Monday OOW - Ari Kaplan, IOUG
This morning was the keynote from Oracle President Charles Phillips. The next few paragraphs are highlights of his presentation, with my blog continuing after:
There are 35,000 people attending OOW, which is a small city. Oracle is the largest enterprise software vendor in the world. Some interesting figures he mentioned was $11.8 billion revenue FY05, 275,000 customers, 50,000+ employees, operating in 145 countries. 75% market share in Linux. 26,000 application customers: #1 in HR, #1 in SCM, #1 in CRM (with Siebel) 1.6 million active developers and DBAs.
Charles had a “15 second” overview of Oracle. Their GOAL is better information at a lower cost, their RESOURCES are innovation, scale, and persistence, and HOW they will achieve this is protect, extend, evolve. Oracle’s top priorities from customer input are getting feedback on product quality and roadmap, cost and maintenance, and relationship management.
Juergen Roettler is the new (1 year ago) EVP Oracle Support and On-Demand.
Oracle Fusion Architecture is achieved with SOA architecture. Business Process Management (BPM) is model driven, direct link from process design to system change, process transparency, inter-enterprise, continuous re-engineering, modeling… but within reason.
OFA: Oracle Fusion Architecture: model driven, service and event enabled, standards-based, information centric, grid ready. The Fusion Service Bus is the multi-protocol routing, message transformation, services and event mediation. The Fusion Service Registry is application integration services, process integration services, data and metadata services.
There are two “Fusion” initiatives within Oracle Corp. 1) “Project Fusion” is to build a single suite of applications over time. 2) “Oracle Fusion Middleware” is the Oracle middleware platform, including Java container, portal, identity management, business integration, business intelligence, management tools, developer tools, directory.

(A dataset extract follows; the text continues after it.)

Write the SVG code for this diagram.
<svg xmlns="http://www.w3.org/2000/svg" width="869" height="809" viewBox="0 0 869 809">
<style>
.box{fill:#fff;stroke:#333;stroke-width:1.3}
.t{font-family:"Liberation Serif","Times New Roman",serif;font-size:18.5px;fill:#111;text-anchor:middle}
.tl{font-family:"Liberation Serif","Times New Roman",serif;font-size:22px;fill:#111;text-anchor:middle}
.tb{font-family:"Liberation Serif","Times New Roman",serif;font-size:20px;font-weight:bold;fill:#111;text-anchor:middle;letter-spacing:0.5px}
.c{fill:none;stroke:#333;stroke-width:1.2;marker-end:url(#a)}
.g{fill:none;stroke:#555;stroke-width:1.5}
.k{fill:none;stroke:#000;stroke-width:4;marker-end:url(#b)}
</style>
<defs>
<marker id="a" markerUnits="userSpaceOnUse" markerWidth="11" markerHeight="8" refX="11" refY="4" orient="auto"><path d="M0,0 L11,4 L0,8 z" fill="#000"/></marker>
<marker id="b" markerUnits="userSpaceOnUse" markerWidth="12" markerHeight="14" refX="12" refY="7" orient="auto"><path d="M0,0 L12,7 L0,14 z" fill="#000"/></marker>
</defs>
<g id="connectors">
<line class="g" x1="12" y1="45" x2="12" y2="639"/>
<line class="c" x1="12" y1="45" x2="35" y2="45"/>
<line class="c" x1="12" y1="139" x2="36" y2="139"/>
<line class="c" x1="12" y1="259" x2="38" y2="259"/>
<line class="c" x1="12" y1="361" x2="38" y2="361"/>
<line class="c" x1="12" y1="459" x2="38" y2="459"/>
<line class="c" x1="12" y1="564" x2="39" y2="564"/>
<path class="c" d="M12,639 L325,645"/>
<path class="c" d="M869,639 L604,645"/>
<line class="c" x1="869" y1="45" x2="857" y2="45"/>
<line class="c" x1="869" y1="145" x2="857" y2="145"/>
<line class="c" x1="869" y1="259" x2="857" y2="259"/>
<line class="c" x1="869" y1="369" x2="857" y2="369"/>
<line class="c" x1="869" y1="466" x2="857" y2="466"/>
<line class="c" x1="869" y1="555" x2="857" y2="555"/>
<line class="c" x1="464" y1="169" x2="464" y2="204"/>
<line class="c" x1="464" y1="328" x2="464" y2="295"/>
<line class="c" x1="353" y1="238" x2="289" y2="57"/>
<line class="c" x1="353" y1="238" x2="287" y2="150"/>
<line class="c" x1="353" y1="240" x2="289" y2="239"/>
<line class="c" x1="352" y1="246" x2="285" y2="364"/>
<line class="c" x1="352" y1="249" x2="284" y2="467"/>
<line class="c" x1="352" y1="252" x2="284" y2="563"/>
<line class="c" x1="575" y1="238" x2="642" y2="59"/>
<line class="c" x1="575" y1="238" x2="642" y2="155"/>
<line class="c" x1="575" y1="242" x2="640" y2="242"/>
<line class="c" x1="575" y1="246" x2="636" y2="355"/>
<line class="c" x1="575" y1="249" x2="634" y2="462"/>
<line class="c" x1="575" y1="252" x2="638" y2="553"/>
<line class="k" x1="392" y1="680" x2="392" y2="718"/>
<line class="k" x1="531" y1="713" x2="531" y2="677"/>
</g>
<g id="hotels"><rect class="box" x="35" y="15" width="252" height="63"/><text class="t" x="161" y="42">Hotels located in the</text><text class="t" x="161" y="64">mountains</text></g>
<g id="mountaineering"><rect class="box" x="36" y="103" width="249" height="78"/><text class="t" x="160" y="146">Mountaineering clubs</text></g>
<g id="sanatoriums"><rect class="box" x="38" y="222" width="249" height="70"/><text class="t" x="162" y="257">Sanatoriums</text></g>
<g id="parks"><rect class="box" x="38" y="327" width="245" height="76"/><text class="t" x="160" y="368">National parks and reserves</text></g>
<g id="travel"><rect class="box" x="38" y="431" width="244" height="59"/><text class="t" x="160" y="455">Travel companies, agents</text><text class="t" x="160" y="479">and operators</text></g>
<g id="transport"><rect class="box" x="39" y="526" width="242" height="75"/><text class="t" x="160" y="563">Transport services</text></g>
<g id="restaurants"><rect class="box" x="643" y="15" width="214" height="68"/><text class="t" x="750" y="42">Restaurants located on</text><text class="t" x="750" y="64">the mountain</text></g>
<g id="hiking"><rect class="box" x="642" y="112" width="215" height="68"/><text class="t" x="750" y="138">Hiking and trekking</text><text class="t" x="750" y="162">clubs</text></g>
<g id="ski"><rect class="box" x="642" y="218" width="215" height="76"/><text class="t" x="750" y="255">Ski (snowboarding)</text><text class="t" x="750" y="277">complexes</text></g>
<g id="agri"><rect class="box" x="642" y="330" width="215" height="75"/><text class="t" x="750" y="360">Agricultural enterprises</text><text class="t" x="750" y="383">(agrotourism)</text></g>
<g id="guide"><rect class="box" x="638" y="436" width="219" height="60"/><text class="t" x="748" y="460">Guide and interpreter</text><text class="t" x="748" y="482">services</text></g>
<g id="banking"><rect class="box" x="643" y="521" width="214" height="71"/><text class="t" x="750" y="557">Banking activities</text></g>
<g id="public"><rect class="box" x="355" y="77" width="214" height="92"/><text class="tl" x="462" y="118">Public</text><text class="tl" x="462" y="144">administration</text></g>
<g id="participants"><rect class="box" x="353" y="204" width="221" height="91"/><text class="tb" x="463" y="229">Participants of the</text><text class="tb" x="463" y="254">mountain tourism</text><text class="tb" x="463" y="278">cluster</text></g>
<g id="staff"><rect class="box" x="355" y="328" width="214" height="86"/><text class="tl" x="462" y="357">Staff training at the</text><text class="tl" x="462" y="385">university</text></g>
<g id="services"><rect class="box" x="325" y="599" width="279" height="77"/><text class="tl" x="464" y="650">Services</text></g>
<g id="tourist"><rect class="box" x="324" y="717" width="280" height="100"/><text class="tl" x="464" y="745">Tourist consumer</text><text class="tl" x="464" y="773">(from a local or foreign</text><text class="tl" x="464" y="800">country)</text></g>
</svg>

Today Oracle is announcing that Fusion Middleware works with IBM’s Websphere.
Charles Rozwat, EVP Server Technologies, and John Wookey, SVP Application Development came to the stage. Chuck announced in the last year 10g R2, with new security features, high-availability features, performance, and increased grid control. Fusion Middleware – single sign-in, and will be announcing release 3 this week. Collaboration suite – instant messaging, email, content management. John: Oracle applications use materialized views that other vendors do not. Project Fusion is both Oracle and Peoplesoft joining together but Oracle applications and Oracle technology coming together.
Raj Joshi, Managing Director of Infosys came onstage. They have 40,000 employees (10,000 Oracle-focused) and 500 clients with $2 billion revenue. Worked with Oracle e-business Suite and Oracle Fusion Middleware for their customers.
Paul Otellini, CEO of Intel then came out. Laptops with mobile CPUs (Intel Centrino) went from 15% in 2000 to 35% in 2005. The “new normal” is Wi-Fi hotspots, and San Francisco had a huge surge from 2003 to 2005 in hotspots. Going from single core chips to dual-core chips provides better performance. Google was spotlighted (and their cool “Google Earth”) relies on Intel dual-core servers.
After the keynote, I had meetings with several Oracle employees – from the Application Server group to the Identity Management group. After Oracle acquired Oblix, there has been some really important identity management, single sign-on, and other functionality that any DBA or architect would want to know about.
For dinner several IOUG BOD members met with high-level executives to discuss how IOUG is growing our value to executive-level professionals. Andy Flower, one of IOUG’s new BOD members, is heading up this program for IOUG. This is targeted to executives that need to understand how Oracle technology will solve their business problems – from data center consolidation to web services to compliancy issues to security and beyond. This is for the CIO, MIS Director, DBA Manager, VP of IT, and so on. At Collaborate 06 we will have a day for the executive management program. Great learning and discussion for the nearly 4 hour dinner – after which I chose to go to the hotel and call it a night (aside from writing this blog and catching up on a day of emails).